First Nation leaders seek meeting with Queen

First Nation leaders who met with Prince Charles on Tuesday say they want to meet with the Queen next year to discuss Canada's treaties.

Chiefs met with Prince Charles in Toronto

Prince Charles meets with native leaders in Toronto on Tuesday afternoon, as part of his four-day visit to Canada with his wife, Camilla, to mark the Queen's Diamond Jubilee. (Paul Chiasson/Canadian Press)

First Nation leaders who met with Prince Charles on Tuesday say they want to meet with the Queen next year to discuss Canada's treaties.

Ovide Mercredi, former national chief of the Assembly of First Nations, was one of several representatives who met with Charles at Toronto's Royal York Hotel.

Mercredi said they discussed the relationship between Canada's aboriginal peoples and the Crown, which has been based on treaties.

"We made a request today to have the Queen receive us, all the chiefs of Canada, to deal with treaties with the Crown in October 7, 2013, which is the anniversary of the Royal Proclamation of 1763," he told CBC News after the meeting.

Issued by King George III, the Royal Proclamation established British recognition of native treaty rights, declaring that unceded lands be reserved to Indians.

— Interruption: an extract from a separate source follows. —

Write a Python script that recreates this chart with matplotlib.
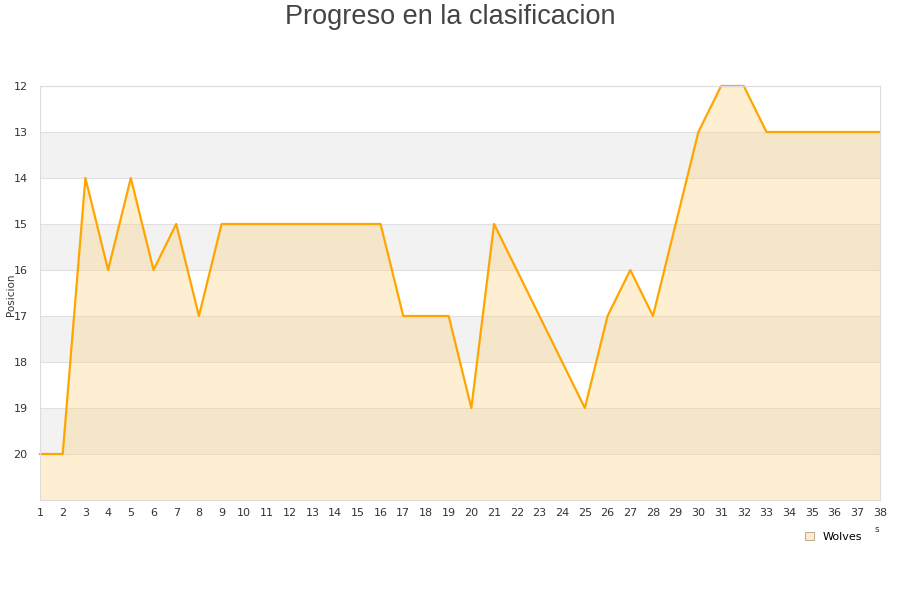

Only a representative of the British Crown had the right to purchase those lands from them, and only at a public assembly, according to the historic document.

Mercredi said chiefs want to discuss why Canada has not honoured those treaties in the years since the proclamation was signed.

Charles has agreed to pass on the message to the Queen, Mercredi said.

"We were quite impressed with Prince Charles in terms of his understanding of the issues that we face here in this country," Mercredi said of the prince.

"He clearly understood the importance of having the treaties upheld by Canada."

Grand Chief David Harper of Manitoba Keewatinowi Okimakanak (MKO), which represents most First Nations in northern Manitoba, said the issues he wanted to discuss with Charles included education, child welfare and missing and murdered aboriginal women.

"I was very honoured to be given that privilege, to [be] given that time and also to present a very sacred symbol," Harper said before meeting the prince.

Harper presented Charles with an eagle feather, which is "one of the highest honours that is given to any individual," he said.